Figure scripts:
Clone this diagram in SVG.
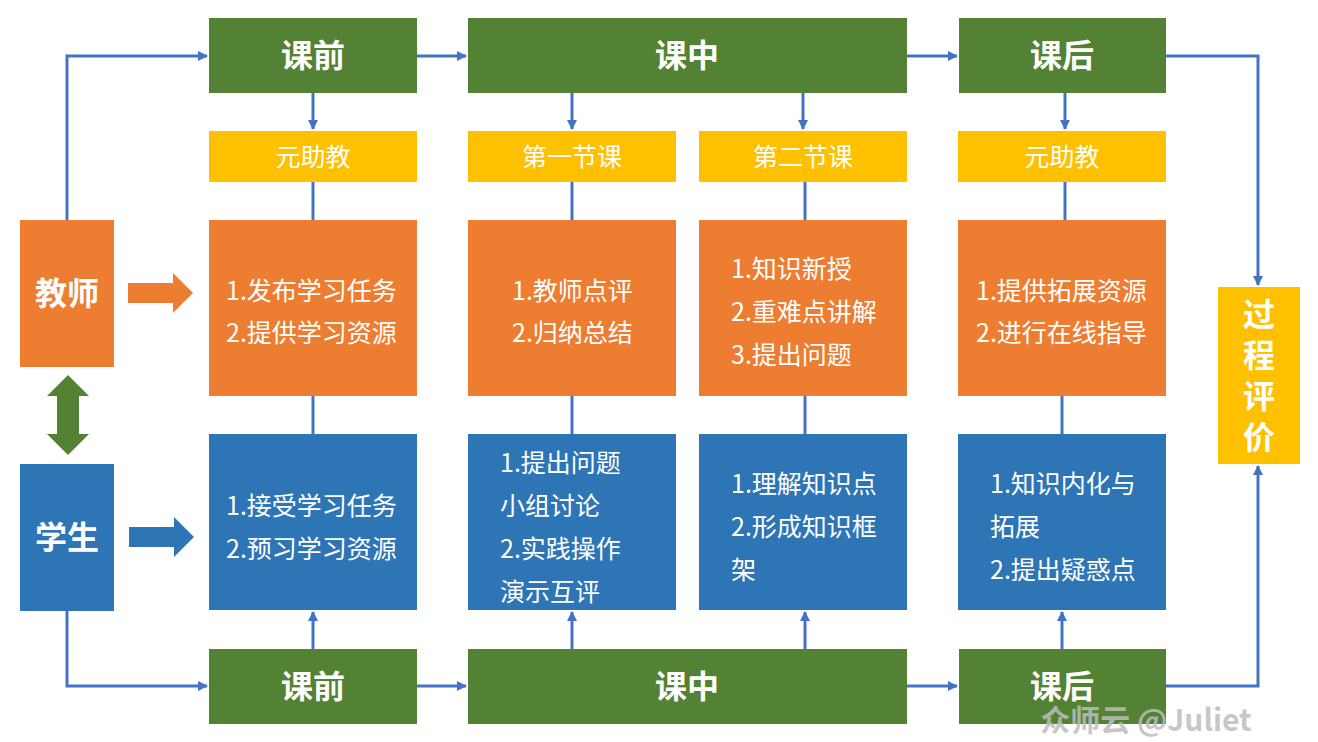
<svg xmlns="http://www.w3.org/2000/svg" width="1318" height="742" viewBox="0 0 1318 742">
<style>
.g{fill:#548235}.y{fill:#FFC000}.o{fill:#ED7D31}.b{fill:#2E75B6}
text{font-family:"Noto Sans CJK SC","Noto Sans",sans-serif;fill:#fff}
.h{font-size:32px;font-weight:bold;text-anchor:middle}
.s{font-size:25px;text-anchor:middle}
.t{font-size:25px}
.c{fill:none;stroke:#4472C4;stroke-width:3}
</style>
<defs>
<marker id="ah" markerUnits="userSpaceOnUse" markerWidth="10" markerHeight="10" refX="9" refY="5" orient="auto">
<path d="M0,0 L10,5 L0,10 z" fill="#4472C4"/>
</marker>
</defs>
<rect width="1318" height="742" fill="#fff"/>
<g id="connectors">
<path class="c" d="M67,220 V56 H207" marker-end="url(#ah)"/>
<path class="c" d="M417,56 H466" marker-end="url(#ah)"/>
<path class="c" d="M907,56 H957" marker-end="url(#ah)"/>
<path class="c" d="M1166,56 H1258 V285" marker-end="url(#ah)"/>
<path class="c" d="M67,611 V686 H207" marker-end="url(#ah)"/>
<path class="c" d="M417,686 H466" marker-end="url(#ah)"/>
<path class="c" d="M907,686 H957" marker-end="url(#ah)"/>
<path class="c" d="M1166,686 H1258 V466" marker-end="url(#ah)"/>
<path class="c" d="M313,93 V129" marker-end="url(#ah)"/>
<path class="c" d="M572,93 V129" marker-end="url(#ah)"/>
<path class="c" d="M803,93 V129" marker-end="url(#ah)"/>
<path class="c" d="M1065,93 V129" marker-end="url(#ah)"/>
<path class="c" d="M313,182 V220 M572,182 V220 M805,182 V220 M1065,182 V220"/>
<path class="c" d="M313,396 V434 M572,396 V434 M805,396 V434 M1062,396 V434"/>
<path class="c" d="M313,649 V612" marker-end="url(#ah)"/>
<path class="c" d="M572,649 V612" marker-end="url(#ah)"/>
<path class="c" d="M805,649 V612" marker-end="url(#ah)"/>
<path class="c" d="M1062,649 V612" marker-end="url(#ah)"/>
</g>
<g id="teacher"><rect class="o" x="20" y="220" width="94" height="147"/><text class="h" x="67" y="305">教师</text></g>
<g id="student"><rect class="b" x="20" y="464" width="94" height="147"/><text class="h" x="67" y="549">学生</text></g>
<g id="both-arrow"><path class="g" d="M68,375 L89,396 L79,396 L79,434 L89,434 L68,455 L47,434 L57,434 L57,396 L47,396 z"/></g>
<g id="teacher-arrow"><path class="o" d="M128,283 H173 V273 L193,293 L173,313 V303 H128 z"/></g>
<g id="student-arrow"><path class="b" d="M129,527 H174 V517 L194,537 L174,557 V547 H129 z"/></g>
<g id="top-pre"><rect class="g" x="209" y="18" width="208" height="75"/><text class="h" x="313" y="67">课前</text></g>
<g id="top-mid"><rect class="g" x="468" y="18" width="439" height="75"/><text class="h" x="687" y="67">课中</text></g>
<g id="top-post"><rect class="g" x="959" y="18" width="207" height="75"/><text class="h" x="1062" y="67">课后</text></g>
<g id="y1"><rect class="y" x="209" y="131" width="208" height="51"/><text class="s" x="313" y="166">元助教</text></g>
<g id="y2"><rect class="y" x="468" y="131" width="208" height="51"/><text class="s" x="572" y="166">第一节课</text></g>
<g id="y3"><rect class="y" x="699" y="131" width="208" height="51"/><text class="s" x="803" y="166">第二节课</text></g>
<g id="y4"><rect class="y" x="958" y="131" width="208" height="51"/><text class="s" x="1062" y="166">元助教</text></g>
<g id="o1"><rect class="o" x="209" y="220" width="208" height="176"/><text class="t" x="226" y="300">1.发布学习任务</text><text class="t" x="226" y="342">2.提供学习资源</text></g>
<g id="o2"><rect class="o" x="468" y="220" width="208" height="176"/><text class="t" x="512" y="300">1.教师点评</text><text class="t" x="512" y="342">2.归纳总结</text></g>
<g id="o3"><rect class="o" x="699" y="220" width="208" height="176"/><text class="t" x="731" y="278">1.知识新授</text><text class="t" x="731" y="321">2.重难点讲解</text><text class="t" x="731" y="364">3.提出问题</text></g>
<g id="o4"><rect class="o" x="958" y="220" width="208" height="176"/><text class="t" x="976" y="300">1.提供拓展资源</text><text class="t" x="976" y="342">2.进行在线指导</text></g>
<g id="b1"><rect class="b" x="209" y="434" width="208" height="176"/><text class="t" x="226" y="515">1.接受学习任务</text><text class="t" x="226" y="558">2.预习学习资源</text></g>
<g id="b2"><rect class="b" x="468" y="434" width="208" height="176"/><text class="t" x="500" y="472">1.提出问题</text><text class="t" x="500" y="515">小组讨论</text><text class="t" x="500" y="558">2.实践操作</text><text class="t" x="500" y="601">演示互评</text></g>
<g id="b3"><rect class="b" x="699" y="434" width="208" height="176"/><text class="t" x="731" y="493">1.理解知识点</text><text class="t" x="731" y="536">2.形成知识框</text><text class="t" x="731" y="579">架</text></g>
<g id="b4"><rect class="b" x="958" y="434" width="208" height="176"/><text class="t" x="990" y="493">1.知识内化与</text><text class="t" x="990" y="536">拓展</text><text class="t" x="990" y="579">2.提出疑惑点</text></g>
<g id="bot-pre"><rect class="g" x="209" y="649" width="208" height="75"/><text class="h" x="313" y="698">课前</text></g>
<g id="bot-mid"><rect class="g" x="468" y="649" width="439" height="75"/><text class="h" x="687" y="698">课中</text></g>
<g id="bot-post"><rect class="g" x="959" y="649" width="207" height="75"/><text class="h" x="1062" y="698">课后</text></g>
<g id="eval"><rect class="y" x="1218" y="287" width="82" height="177"/>
<text x="1259" y="298" writing-mode="vertical-rl" letter-spacing="9" style="font-size:32px;font-weight:bold">过程评价</text></g>
<text x="1146" y="731" style="font-size:30px;font-weight:bold;fill:#bdbdbd;fill-opacity:0.85;text-anchor:middle">众师云 @Juliet</text>
</svg>
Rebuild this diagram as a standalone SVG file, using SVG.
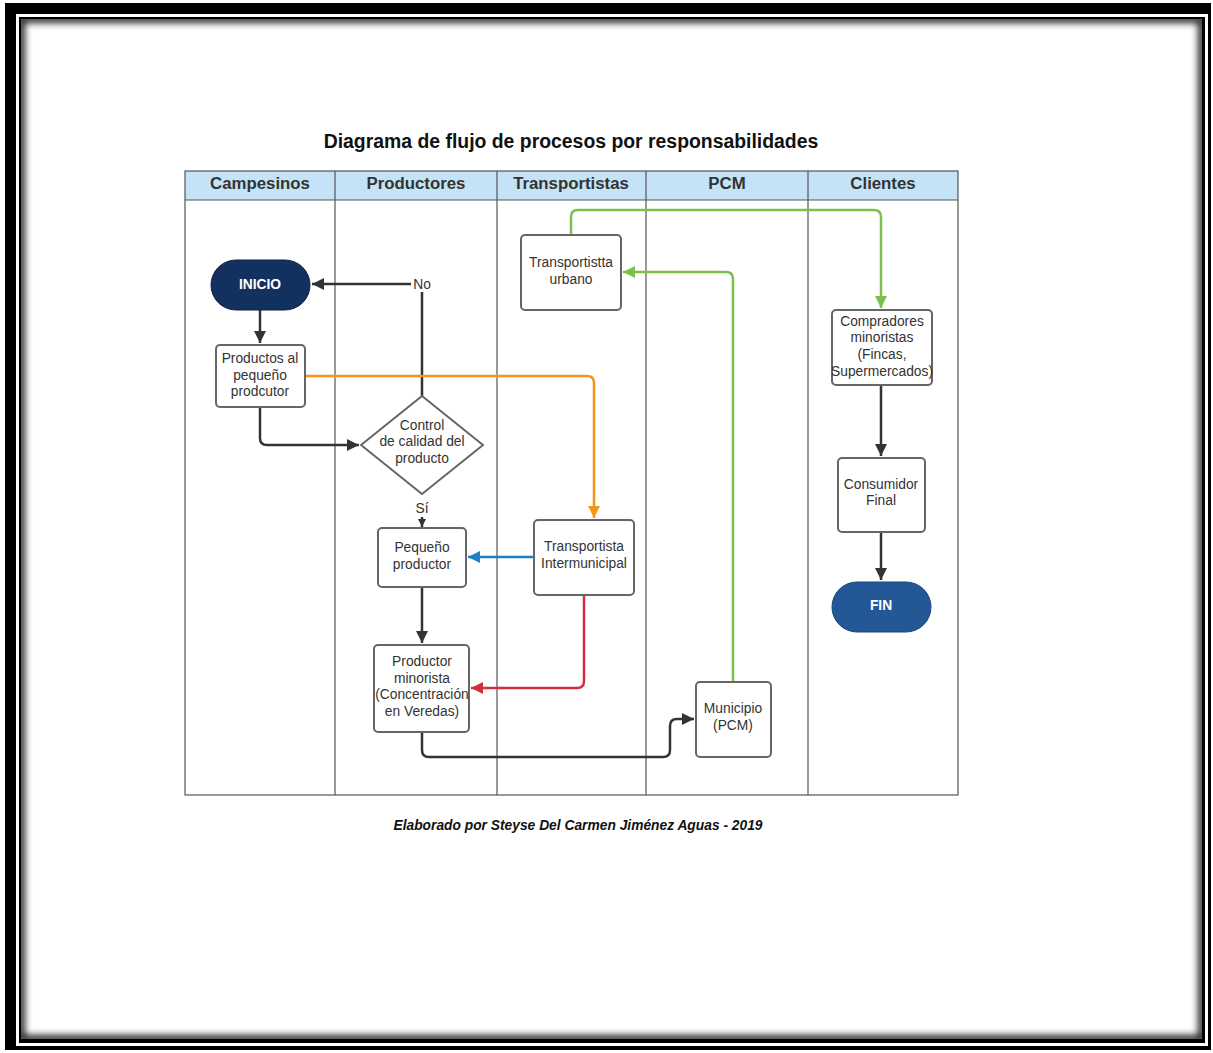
<svg xmlns="http://www.w3.org/2000/svg" width="1213" height="1053" viewBox="0 0 1213 1053">
<defs>
<style>
.hdr{font-family:"Liberation Sans",Arial,sans-serif;font-size:16.8px;font-weight:bold;fill:#333;text-anchor:middle}
.t{font-family:"Liberation Sans",Arial,sans-serif;font-size:13.8px;fill:#333;text-anchor:middle}
.tw{font-family:"Liberation Sans",Arial,sans-serif;font-size:13.8px;font-weight:bold;fill:#fff;text-anchor:middle}
.box{fill:#fff;stroke:#666;stroke-width:2}
.lane{fill:none;stroke:#555;stroke-width:1.2}
.c{fill:none;stroke-width:2.5;stroke-linejoin:round}
</style>
<marker id="aK" markerWidth="12" markerHeight="12" refX="10" refY="5" orient="auto" markerUnits="userSpaceOnUse" viewBox="0 0 10 10"><path d="M0,0 L10,5 L0,10 z" fill="#333"/></marker>
<marker id="aKs" markerWidth="8" markerHeight="8" refX="10" refY="5" orient="auto" markerUnits="userSpaceOnUse" viewBox="0 0 10 10"><path d="M0,0 L10,5 L0,10 z" fill="#333"/></marker>
<marker id="aO" markerWidth="12" markerHeight="12" refX="10" refY="5" orient="auto" markerUnits="userSpaceOnUse" viewBox="0 0 10 10"><path d="M0,0 L10,5 L0,10 z" fill="#f7941d"/></marker>
<marker id="aB" markerWidth="12" markerHeight="12" refX="10" refY="5" orient="auto" markerUnits="userSpaceOnUse" viewBox="0 0 10 10"><path d="M0,0 L10,5 L0,10 z" fill="#1b80c4"/></marker>
<marker id="aR" markerWidth="12" markerHeight="12" refX="10" refY="5" orient="auto" markerUnits="userSpaceOnUse" viewBox="0 0 10 10"><path d="M0,0 L10,5 L0,10 z" fill="#d12f3e"/></marker>
<marker id="aG" markerWidth="12" markerHeight="12" refX="10" refY="5" orient="auto" markerUnits="userSpaceOnUse" viewBox="0 0 10 10"><path d="M0,0 L10,5 L0,10 z" fill="#7cc04b"/></marker>
<clipPath id="inner"><rect x="21" y="19" width="1181" height="1020"/></clipPath>
<filter id="blur" x="-5%" y="-5%" width="110%" height="110%"><feGaussianBlur stdDeviation="3.5"/></filter>
</defs>
<rect width="1213" height="1053" fill="#fff"/>
<g id="frame">
<rect x="5" y="3" width="1206" height="1047" fill="#000"/>
<rect x="16" y="14" width="1192" height="1032" fill="#fff"/>
<rect x="19" y="17" width="1186" height="1026" fill="#000"/>
<rect x="21" y="19" width="1181" height="1020" fill="#fff"/>
<rect x="21" y="19" width="1181" height="1020" fill="none" stroke="#000" stroke-width="8" stroke-opacity="0.85" filter="url(#blur)" clip-path="url(#inner)"/>
</g>
<text x="571" y="148" font-family="Liberation Sans, Arial, sans-serif" font-size="19.4" font-weight="bold" fill="#111" text-anchor="middle">Diagrama de flujo de procesos por responsabilidades</text>
<g id="lanes">
<rect x="185" y="171" width="773" height="29" fill="#c4e3f6"/>
<rect x="185" y="171" width="773" height="624" class="lane"/>
<line x1="185" y1="200" x2="958" y2="200" class="lane"/>
<line x1="335" y1="171" x2="335" y2="795" class="lane"/>
<line x1="497" y1="171" x2="497" y2="795" class="lane"/>
<line x1="646" y1="171" x2="646" y2="795" class="lane"/>
<line x1="808" y1="171" x2="808" y2="795" class="lane"/>
<text x="260" y="189" class="hdr">Campesinos</text>
<text x="416" y="189" class="hdr">Productores</text>
<text x="571" y="189" class="hdr">Transportistas</text>
<text x="727" y="189" class="hdr">PCM</text>
<text x="883" y="189" class="hdr">Clientes</text>
</g>
<g id="connectors">
<path class="c" stroke="#333" d="M260,310 V343" marker-end="url(#aK)"/>
<path class="c" stroke="#333" d="M260,407 V438 Q260,445 267,445 H359" marker-end="url(#aK)"/>
<path class="c" stroke="#333" d="M422,396 V292"/>
<path class="c" stroke="#333" d="M411,284 H312" marker-end="url(#aK)"/>
<path class="c" stroke="#333" stroke-width="1.5" d="M422,517 V527" marker-end="url(#aKs)"/>
<path class="c" stroke="#333" d="M422,587 V643" marker-end="url(#aK)"/>
<path class="c" stroke="#333" d="M422,732 V750 Q422,757 429,757 H663 Q670,757 670,750 V726 Q670,719 677,719 H694" marker-end="url(#aK)"/>
<path class="c" stroke="#f7941d" d="M305,376 H587 Q594,376 594,383 V518" marker-end="url(#aO)"/>
<path class="c" stroke="#1b80c4" d="M534,557 H468" marker-end="url(#aB)"/>
<path class="c" stroke="#d12f3e" d="M584,595 V681 Q584,688 577,688 H471" marker-end="url(#aR)"/>
<path class="c" stroke="#7cc04b" d="M733,682 V279 Q733,272 726,272 H623" marker-end="url(#aG)"/>
<path class="c" stroke="#7cc04b" d="M571,235 V217 Q571,210 578,210 H874 Q881,210 881,217 V308" marker-end="url(#aG)"/>
<path class="c" stroke="#333" d="M881,385 V456" marker-end="url(#aK)"/>
<path class="c" stroke="#333" d="M881,532 V580" marker-end="url(#aK)"/>
<text x="422" y="289" class="t">No</text>
<text x="422" y="513" class="t">Sí</text>
</g>
<g id="inicio">
<rect x="211" y="260" width="99" height="50" rx="25" fill="#12315f" stroke="#0d2548" stroke-width="1"/>
<text x="260" y="289" class="tw">INICIO</text>
</g>
<g id="productos">
<rect x="216" y="345" width="89" height="62" rx="4" class="box"/>
<text x="260" y="363" class="t">Productos al</text>
<text x="260" y="380" class="t">pequeño</text>
<text x="260" y="396" class="t">prodcutor</text>
</g>
<g id="control">
<path d="M422,396 L483,445 L422,494 L361,445 z" class="box" stroke-linejoin="round"/>
<text x="422" y="430" class="t">Control</text>
<text x="422" y="446" class="t">de calidad del</text>
<text x="422" y="463" class="t">producto</text>
</g>
<g id="pequeno">
<rect x="378" y="528" width="88" height="59" rx="4" class="box"/>
<text x="422" y="552" class="t">Pequeño</text>
<text x="422" y="569" class="t">productor</text>
</g>
<g id="minorista">
<rect x="374" y="645" width="95" height="87" rx="4" class="box"/>
<text x="422" y="666" class="t">Productor</text>
<text x="422" y="683" class="t">minorista</text>
<text x="422" y="699" class="t">(Concentración</text>
<text x="422" y="716" class="t">en Veredas)</text>
</g>
<g id="urbano">
<rect x="521" y="235" width="100" height="75" rx="4" class="box"/>
<text x="571" y="267" class="t">Transportistta</text>
<text x="571" y="284" class="t">urbano</text>
</g>
<g id="intermunicipal">
<rect x="534" y="520" width="100" height="75" rx="4" class="box"/>
<text x="584" y="551" class="t">Transportista</text>
<text x="584" y="568" class="t">Intermunicipal</text>
</g>
<g id="municipio">
<rect x="696" y="682" width="75" height="75" rx="4" class="box"/>
<text x="733" y="713" class="t">Municipio</text>
<text x="733" y="730" class="t">(PCM)</text>
</g>
<g id="compradores">
<rect x="832" y="310" width="100" height="75" rx="4" class="box"/>
<text x="882" y="326" class="t">Compradores</text>
<text x="882" y="342" class="t">minoristas</text>
<text x="882" y="359" class="t">(Fincas,</text>
<text x="882" y="376" class="t">Supermercados)</text>
</g>
<g id="consumidor">
<rect x="838" y="458" width="87" height="74" rx="4" class="box"/>
<text x="881" y="489" class="t">Consumidor</text>
<text x="881" y="505" class="t">Final</text>
</g>
<g id="fin">
<rect x="832" y="582" width="99" height="50" rx="25" fill="#235796" stroke="#1b4678" stroke-width="1"/>
<text x="881" y="610" class="tw">FIN</text>
</g>
<text x="578" y="830" font-family="Liberation Sans, Arial, sans-serif" font-size="13.8" font-weight="bold" font-style="italic" fill="#111" text-anchor="middle">Elaborado por Steyse Del Carmen Jiménez Aguas - 2019</text>
</svg>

Given problem ▸
Filter the records, keeping only lines that contain "this", and show those lines.

Answer to the task ▸
Clone this diagram in SVG.
Rebuild this diagram as a standalone SVG file, using SVG.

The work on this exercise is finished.